Nope, I've done neither and I haven't seen anything that would make me want to personally...
 
The book is good, the movie, who knows, so many mixed reviews.

as to the contriversy, who cares, it's fiction just differs from the RC churchs fiction. He took one part fact one part pseudo fact one part fiction, jsut like all good books
 
Actually, I thought it was a fairly pedestrian murder mystery with an interesting back story and characters. Paul, have you read "Angels and Demons?" There was no great hue and cry over that one.

I guess if it ain't a best seller then it ain't really so offensive. :lloyd:
 
I would've thought Angels and Demons would have been WAY more offensive to the church than DaVinci.
 
chcr said:
Actually, I thought it was a fairly pedestrian murder mystery with an interesting back story and characters. Paul, have you read "Angels and Demons?" There was no great hue and cry over that one.
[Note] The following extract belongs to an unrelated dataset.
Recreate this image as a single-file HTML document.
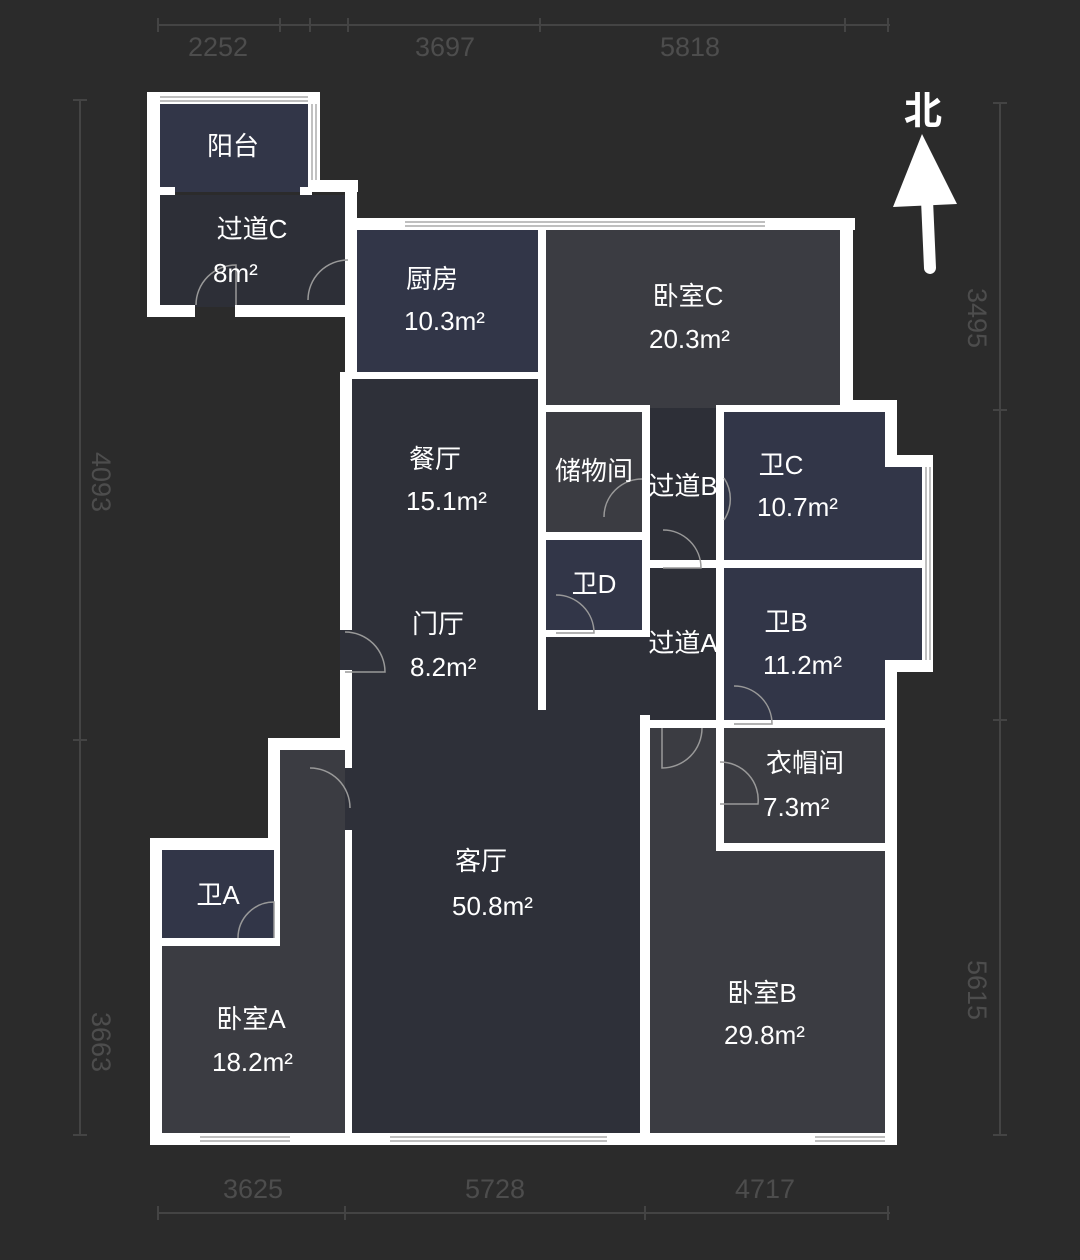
<!DOCTYPE html>
<html><head><meta charset="utf-8"><style>
html,body{margin:0;padding:0;background:#2b2b2b;}
svg{display:block}
text{font-family:"Liberation Sans","Noto Sans CJK SC",sans-serif;}
.l{fill:#fff;font-size:26px;}
.d{fill:#4d4d4d;font-size:27px;}
</style></head><body>
<svg width="1080" height="1260" viewBox="0 0 1080 1260" xmlns="http://www.w3.org/2000/svg">
<rect width="1080" height="1260" fill="#2b2b2b"/>
<g stroke="#444" stroke-width="2" fill="none">
<line x1="158" y1="25" x2="890" y2="25"/>
<line x1="158" y1="1213" x2="890" y2="1213"/>
<line x1="80" y1="100" x2="80" y2="1135"/>
<line x1="1000" y1="103" x2="1000" y2="1135"/>
<path d="M158 18v14M280 18v14M310 18v14M348 18v14M540 18v14M845 18v14M888 18v14M158 1206v14M345 1206v14M645 1206v14M888 1206v14M73 100h14M73 740h14M73 1135h14M993 103h14M993 410h14M993 720h14M993 1135h14"/>
</g>
<text class="d" x="218" y="56" text-anchor="middle">2252</text>
<text class="d" x="445" y="56" text-anchor="middle">3697</text>
<text class="d" x="690" y="56" text-anchor="middle">5818</text>
<text class="d" x="253" y="1198" text-anchor="middle">3625</text>
<text class="d" x="495" y="1198" text-anchor="middle">5728</text>
<text class="d" x="765" y="1198" text-anchor="middle">4717</text>
<text class="d" transform="translate(92,482) rotate(90)" text-anchor="middle">4093</text>
<text class="d" transform="translate(92,1042) rotate(90)" text-anchor="middle">3663</text>
<text class="d" transform="translate(968,318) rotate(90)" text-anchor="middle">3495</text>
<text class="d" transform="translate(968,990) rotate(90)" text-anchor="middle">5615</text>

<g>
<rect x="160" y="104" width="152" height="88" fill="#323648"/>
<rect x="160" y="195" width="187" height="112" fill="#2d2f37"/>
<rect x="352" y="230" width="188" height="142" fill="#323648"/>
<rect x="546" y="230" width="295" height="178" fill="#3b3c42"/>
<rect x="352" y="375" width="188" height="760" fill="#2e3039"/>
<rect x="540" y="637" width="110" height="498" fill="#2e3039"/>
<rect x="546" y="412" width="96" height="120" fill="#3b3c42"/>
<rect x="546" y="540" width="96" height="90" fill="#323648"/>
<rect x="650" y="408" width="68" height="315" fill="#2d2f37"/>
<rect x="724" y="412" width="162" height="150" fill="#323648"/>
<rect x="885" y="467" width="37" height="95" fill="#323648"/>
<rect x="724" y="568" width="198" height="94" fill="#323648"/>
<rect x="724" y="660" width="162" height="62" fill="#323648"/>
<rect x="724" y="730" width="164" height="114" fill="#3b3c42"/>
<rect x="650" y="723" width="240" height="412" fill="#3b3c42"/>
<rect x="280" y="750" width="65" height="385" fill="#3b3c42"/>
<rect x="162" y="850" width="183" height="285" fill="#3b3c42"/>
<rect x="162" y="850" width="113" height="90" fill="#323648"/>
</g>
<g fill="#fff">
<rect x="147" y="92" width="13" height="224"/>
<rect x="147" y="92" width="173" height="12"/>
<rect x="308" y="92" width="12" height="98"/>
<rect x="308" y="180" width="50" height="12"/>
<rect x="345" y="180" width="12" height="195"/>
<rect x="147" y="305" width="48" height="12"/>
<rect x="235" y="305" width="115" height="12"/>
<rect x="160" y="187" width="15" height="8"/>
<rect x="300" y="187" width="12" height="8"/>
<rect x="345" y="218" width="510" height="12"/>
<rect x="840" y="218" width="13" height="192"/>
<rect x="840" y="400" width="57" height="12"/>
<rect x="885" y="400" width="12" height="67"/>
<rect x="885" y="455" width="48" height="12"/>
<rect x="922" y="455" width="11" height="217"/>
<rect x="885" y="660" width="48" height="12"/>
<rect x="885" y="660" width="12" height="485"/>
<rect x="150" y="1133" width="747" height="12"/>
<rect x="340" y="372" width="12" height="378"/>
<rect x="345" y="372" width="200" height="7"/>
<rect x="268" y="738" width="84" height="12"/>
<rect x="268" y="738" width="12" height="112"/>
<rect x="150" y="838" width="130" height="12"/>
<rect x="150" y="838" width="12" height="307"/>
<rect x="345" y="738" width="7" height="400"/>
<rect x="162" y="938" width="118" height="8"/>
<rect x="274" y="850" width="6" height="94"/>
<rect x="538" y="230" width="8" height="480"/>
<rect x="546" y="405" width="104" height="7"/>
<rect x="642" y="405" width="8" height="160"/>
<rect x="546" y="532" width="104" height="8"/>
<rect x="546" y="630" width="104" height="7"/>
<rect x="642" y="562" width="8" height="75"/>
<rect x="640" y="715" width="10" height="425"/>
<rect x="716" y="405" width="8" height="445"/>
<rect x="716" y="405" width="130" height="7"/>
<rect x="650" y="560" width="280" height="8"/>
<rect x="650" y="720" width="240" height="8"/>
<rect x="716" y="843" width="174" height="8"/>
</g>
<g stroke="#aaa" stroke-width="1.5" fill="none">
<line x1="160" y1="97" x2="308" y2="97"/><line x1="160" y1="101" x2="308" y2="101"/>
<line x1="312" y1="104" x2="312" y2="180"/><line x1="316" y1="104" x2="316" y2="180"/>
<line x1="405" y1="222" x2="765" y2="222"/><line x1="405" y1="226" x2="765" y2="226"/>
<line x1="926" y1="467" x2="926" y2="660"/><line x1="930" y1="467" x2="930" y2="660"/>
<line x1="200" y1="1137" x2="290" y2="1137"/><line x1="200" y1="1141" x2="290" y2="1141"/>
<line x1="390" y1="1137" x2="607" y2="1137"/><line x1="390" y1="1141" x2="607" y2="1141"/>
<line x1="815" y1="1137" x2="885" y2="1137"/><line x1="815" y1="1141" x2="885" y2="1141"/>
</g>
<g fill="#2e3039">
<rect x="340" y="630" width="12" height="40"/>
<rect x="345" y="768" width="7" height="62"/>
</g>
<g stroke="#999" stroke-width="1.5" fill="none">
<path d="M196 305 A40 40 0 0 1 236 265 V305"/>
<path d="M308 300 A40 40 0 0 1 348 260"/>
<path d="M345 632 A40 40 0 0 1 385 672 H345"/>
<path d="M310 768 A40 40 0 0 1 350 808"/>
<path d="M238 938 A36 36 0 0 1 274 902 V938"/>
<path d="M604 517 A38 38 0 0 1 642 479"/>
<path d="M663 530 A38 38 0 0 1 701 568 H663"/>
<path d="M724 478 A38 38 0 0 1 724 520"/>
<path d="M556 595 A38 38 0 0 1 594 633 H556"/>
<path d="M734 686 A38 38 0 0 1 772 724 H734"/>
<path d="M662 728 V768 A40 40 0 0 0 702 728"/>
<path d="M720 762 A38 38 0 0 1 758 804 H720"/>
</g>
<text class="l" x="233" y="155" text-anchor="middle">阳台</text>
<text class="l" x="252" y="238" text-anchor="middle">过道C</text>
<text class="l" x="213" y="282">8m²</text>
<text class="l" x="432" y="288" text-anchor="middle">厨房</text>
<text class="l" x="404" y="330">10.3m²</text>
<text class="l" x="688" y="305" text-anchor="middle">卧室C</text>
<text class="l" x="649" y="348">20.3m²</text>
<text class="l" x="435" y="468" text-anchor="middle">餐厅</text>
<text class="l" x="406" y="510">15.1m²</text>
<text class="l" x="594" y="480" text-anchor="middle">储物间</text>
<text class="l" x="683" y="495" text-anchor="middle">过道B</text>
<text class="l" x="781" y="474" text-anchor="middle">卫C</text>
<text class="l" x="757" y="516">10.7m²</text>
<text class="l" x="594" y="593" text-anchor="middle">卫D</text>
<text class="l" x="438" y="633" text-anchor="middle">门厅</text>
<text class="l" x="410" y="676">8.2m²</text>
<text class="l" x="683" y="652" text-anchor="middle">过道A</text>
<text class="l" x="786" y="631" text-anchor="middle">卫B</text>
<text class="l" x="763" y="674">11.2m²</text>
<text class="l" x="805" y="772" text-anchor="middle">衣帽间</text>
<text class="l" x="763" y="816">7.3m²</text>
<text class="l" x="481" y="870" text-anchor="middle">客厅</text>
<text class="l" x="452" y="915">50.8m²</text>
<text class="l" x="218" y="904" text-anchor="middle">卫A</text>
<text class="l" x="251" y="1028" text-anchor="middle">卧室A</text>
<text class="l" x="212" y="1071">18.2m²</text>
<text class="l" x="762" y="1002" text-anchor="middle">卧室B</text>
<text class="l" x="724" y="1044">29.8m²</text>
<text x="923" y="124" fill="#fff" font-size="38" font-weight="bold" text-anchor="middle">北</text>
<polygon points="922,134 893,207 957,204" fill="#fff"/>
<line x1="927" y1="200" x2="930" y2="268" stroke="#fff" stroke-width="12" stroke-linecap="round"/>
</svg>
</body></html>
I guess if it ain't a best seller then it ain't really so offensive. :lloyd:

I read it before davinci code, I liked it better, and it was a hell of a lot more offensive
 
Professur said:
I take it noone else read "To Reign in Hell"?
Dan Brown didn't write that one, but I wasn't any more offended by it if that's your question. You kinda went off topic there, is that allowed? :lloyd:
 
MrsBish saw it yesterday for her "Movies for Mommies" thing.
She says that it's "so so", although she liked some of the actors chosen for the secondary parts.